§ **DIRECTIVE**:
Extract exactly those lines that lie between the start of the material and the line with "const fontSize = 29;", including both boundary lines and no others.

§ **DATASET EXTRACT**:
* BEGIN *

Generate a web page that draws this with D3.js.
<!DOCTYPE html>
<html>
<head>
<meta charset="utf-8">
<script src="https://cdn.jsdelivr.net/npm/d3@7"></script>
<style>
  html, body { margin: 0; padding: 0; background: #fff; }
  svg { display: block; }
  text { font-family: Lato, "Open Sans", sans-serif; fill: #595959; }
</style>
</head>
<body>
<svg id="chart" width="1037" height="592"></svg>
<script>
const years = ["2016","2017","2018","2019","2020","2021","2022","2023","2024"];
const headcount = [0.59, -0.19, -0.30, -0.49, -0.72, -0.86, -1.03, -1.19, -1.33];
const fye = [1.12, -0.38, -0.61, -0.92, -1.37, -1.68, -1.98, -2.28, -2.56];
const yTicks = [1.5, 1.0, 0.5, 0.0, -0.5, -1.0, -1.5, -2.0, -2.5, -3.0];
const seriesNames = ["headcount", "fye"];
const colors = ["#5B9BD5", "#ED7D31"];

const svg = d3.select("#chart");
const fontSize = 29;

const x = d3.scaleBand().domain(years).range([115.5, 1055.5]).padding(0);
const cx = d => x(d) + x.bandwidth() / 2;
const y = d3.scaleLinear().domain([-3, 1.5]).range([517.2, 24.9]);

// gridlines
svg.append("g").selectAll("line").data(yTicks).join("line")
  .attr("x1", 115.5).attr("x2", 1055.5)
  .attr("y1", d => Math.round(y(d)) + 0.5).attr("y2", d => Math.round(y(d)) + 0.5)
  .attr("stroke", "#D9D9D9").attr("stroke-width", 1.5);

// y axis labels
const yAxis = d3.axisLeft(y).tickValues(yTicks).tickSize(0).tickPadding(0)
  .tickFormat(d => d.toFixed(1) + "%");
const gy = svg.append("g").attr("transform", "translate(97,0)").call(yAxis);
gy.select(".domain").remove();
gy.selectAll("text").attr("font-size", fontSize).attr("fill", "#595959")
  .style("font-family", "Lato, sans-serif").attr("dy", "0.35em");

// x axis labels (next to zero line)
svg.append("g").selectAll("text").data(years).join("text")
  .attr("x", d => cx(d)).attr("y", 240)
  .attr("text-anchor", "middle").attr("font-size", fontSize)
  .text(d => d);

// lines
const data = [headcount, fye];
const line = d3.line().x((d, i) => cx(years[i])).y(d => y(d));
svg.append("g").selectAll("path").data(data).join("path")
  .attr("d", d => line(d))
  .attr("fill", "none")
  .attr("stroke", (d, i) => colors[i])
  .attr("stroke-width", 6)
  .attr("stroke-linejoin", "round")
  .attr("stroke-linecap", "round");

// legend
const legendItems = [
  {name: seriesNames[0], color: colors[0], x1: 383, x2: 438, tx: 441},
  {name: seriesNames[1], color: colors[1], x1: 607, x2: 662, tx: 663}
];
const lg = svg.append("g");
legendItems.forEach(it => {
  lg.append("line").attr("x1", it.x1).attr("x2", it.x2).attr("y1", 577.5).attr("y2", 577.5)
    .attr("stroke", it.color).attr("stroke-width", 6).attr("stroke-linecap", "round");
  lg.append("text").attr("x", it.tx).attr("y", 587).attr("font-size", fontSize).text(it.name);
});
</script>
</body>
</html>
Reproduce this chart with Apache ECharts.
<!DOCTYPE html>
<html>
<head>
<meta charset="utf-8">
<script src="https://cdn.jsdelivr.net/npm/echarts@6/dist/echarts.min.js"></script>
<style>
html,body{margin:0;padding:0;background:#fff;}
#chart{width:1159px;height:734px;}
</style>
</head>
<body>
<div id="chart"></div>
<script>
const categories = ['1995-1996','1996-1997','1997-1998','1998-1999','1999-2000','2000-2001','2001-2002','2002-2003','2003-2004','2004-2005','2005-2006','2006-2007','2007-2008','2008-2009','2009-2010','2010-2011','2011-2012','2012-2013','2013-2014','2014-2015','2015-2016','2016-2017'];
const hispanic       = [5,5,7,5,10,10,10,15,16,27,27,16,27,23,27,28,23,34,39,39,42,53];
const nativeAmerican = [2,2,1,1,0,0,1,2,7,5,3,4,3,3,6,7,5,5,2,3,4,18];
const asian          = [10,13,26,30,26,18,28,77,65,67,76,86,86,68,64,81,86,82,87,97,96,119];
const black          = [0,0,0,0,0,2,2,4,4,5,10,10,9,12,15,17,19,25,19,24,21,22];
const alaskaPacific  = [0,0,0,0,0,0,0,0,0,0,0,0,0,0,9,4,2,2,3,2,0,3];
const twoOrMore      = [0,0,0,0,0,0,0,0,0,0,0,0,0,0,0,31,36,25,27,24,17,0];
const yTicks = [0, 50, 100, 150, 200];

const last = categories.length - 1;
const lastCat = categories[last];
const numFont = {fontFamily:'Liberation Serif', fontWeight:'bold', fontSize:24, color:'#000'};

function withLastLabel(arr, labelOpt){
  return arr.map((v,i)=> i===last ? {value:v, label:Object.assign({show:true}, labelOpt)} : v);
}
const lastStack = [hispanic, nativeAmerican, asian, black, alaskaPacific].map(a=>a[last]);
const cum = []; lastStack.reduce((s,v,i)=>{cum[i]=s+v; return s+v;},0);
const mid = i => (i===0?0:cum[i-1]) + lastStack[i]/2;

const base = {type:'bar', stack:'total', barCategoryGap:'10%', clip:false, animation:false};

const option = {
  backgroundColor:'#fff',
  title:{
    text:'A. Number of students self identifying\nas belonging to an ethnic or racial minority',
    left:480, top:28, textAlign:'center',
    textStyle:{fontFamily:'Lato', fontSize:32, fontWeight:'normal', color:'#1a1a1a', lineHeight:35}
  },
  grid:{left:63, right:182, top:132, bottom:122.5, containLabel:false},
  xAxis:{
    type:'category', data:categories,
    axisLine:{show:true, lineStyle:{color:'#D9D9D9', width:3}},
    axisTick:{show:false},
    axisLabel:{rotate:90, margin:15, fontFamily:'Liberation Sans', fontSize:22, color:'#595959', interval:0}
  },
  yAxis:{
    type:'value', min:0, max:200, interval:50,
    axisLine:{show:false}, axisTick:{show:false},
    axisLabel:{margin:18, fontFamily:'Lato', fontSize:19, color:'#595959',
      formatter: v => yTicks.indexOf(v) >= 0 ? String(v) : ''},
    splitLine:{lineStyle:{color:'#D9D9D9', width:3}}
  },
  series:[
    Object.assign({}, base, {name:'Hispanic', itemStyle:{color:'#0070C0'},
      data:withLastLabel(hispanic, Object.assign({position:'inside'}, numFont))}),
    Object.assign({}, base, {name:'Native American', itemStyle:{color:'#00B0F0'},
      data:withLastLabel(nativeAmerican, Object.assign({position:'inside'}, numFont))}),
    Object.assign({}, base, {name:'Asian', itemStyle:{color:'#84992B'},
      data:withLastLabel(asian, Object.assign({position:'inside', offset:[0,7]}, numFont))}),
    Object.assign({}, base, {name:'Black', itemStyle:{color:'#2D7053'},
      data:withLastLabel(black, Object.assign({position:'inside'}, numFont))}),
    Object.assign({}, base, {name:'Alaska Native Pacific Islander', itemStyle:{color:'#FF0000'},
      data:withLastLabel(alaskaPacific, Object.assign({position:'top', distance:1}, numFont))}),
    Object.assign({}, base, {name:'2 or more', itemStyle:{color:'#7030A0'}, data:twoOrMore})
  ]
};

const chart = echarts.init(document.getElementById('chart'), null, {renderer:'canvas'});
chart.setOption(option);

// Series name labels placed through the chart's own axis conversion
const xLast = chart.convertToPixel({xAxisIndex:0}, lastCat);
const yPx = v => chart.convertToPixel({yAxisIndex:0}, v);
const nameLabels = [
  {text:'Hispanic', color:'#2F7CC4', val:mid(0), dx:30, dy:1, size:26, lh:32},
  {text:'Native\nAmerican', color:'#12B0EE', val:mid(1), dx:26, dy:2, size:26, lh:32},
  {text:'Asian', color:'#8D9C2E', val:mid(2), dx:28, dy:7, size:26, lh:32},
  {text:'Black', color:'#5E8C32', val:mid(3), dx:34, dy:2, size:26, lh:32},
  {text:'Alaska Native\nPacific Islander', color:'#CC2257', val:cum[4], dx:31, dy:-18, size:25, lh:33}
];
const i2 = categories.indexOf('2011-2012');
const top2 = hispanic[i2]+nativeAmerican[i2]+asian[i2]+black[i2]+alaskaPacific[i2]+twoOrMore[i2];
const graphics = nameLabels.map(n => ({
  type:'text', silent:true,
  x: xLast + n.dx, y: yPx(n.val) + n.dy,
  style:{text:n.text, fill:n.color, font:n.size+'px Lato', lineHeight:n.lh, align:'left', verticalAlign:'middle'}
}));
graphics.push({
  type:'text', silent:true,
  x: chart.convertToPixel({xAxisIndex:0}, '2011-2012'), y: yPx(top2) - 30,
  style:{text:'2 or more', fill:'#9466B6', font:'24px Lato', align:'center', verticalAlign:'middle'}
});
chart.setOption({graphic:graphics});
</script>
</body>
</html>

* END *

§ **EXPECTED OUTPUT**:
Generate a web page that draws this with D3.js.
<!DOCTYPE html>
<html>
<head>
<meta charset="utf-8">
<script src="https://cdn.jsdelivr.net/npm/d3@7"></script>
<style>
  html, body { margin: 0; padding: 0; background: #fff; }
  svg { display: block; }
  text { font-family: Lato, "Open Sans", sans-serif; fill: #595959; }
</style>
</head>
<body>
<svg id="chart" width="1037" height="592"></svg>
<script>
const years = ["2016","2017","2018","2019","2020","2021","2022","2023","2024"];
const headcount = [0.59, -0.19, -0.30, -0.49, -0.72, -0.86, -1.03, -1.19, -1.33];
const fye = [1.12, -0.38, -0.61, -0.92, -1.37, -1.68, -1.98, -2.28, -2.56];
const yTicks = [1.5, 1.0, 0.5, 0.0, -0.5, -1.0, -1.5, -2.0, -2.5, -3.0];
const seriesNames = ["headcount", "fye"];
const colors = ["#5B9BD5", "#ED7D31"];

const svg = d3.select("#chart");
const fontSize = 29;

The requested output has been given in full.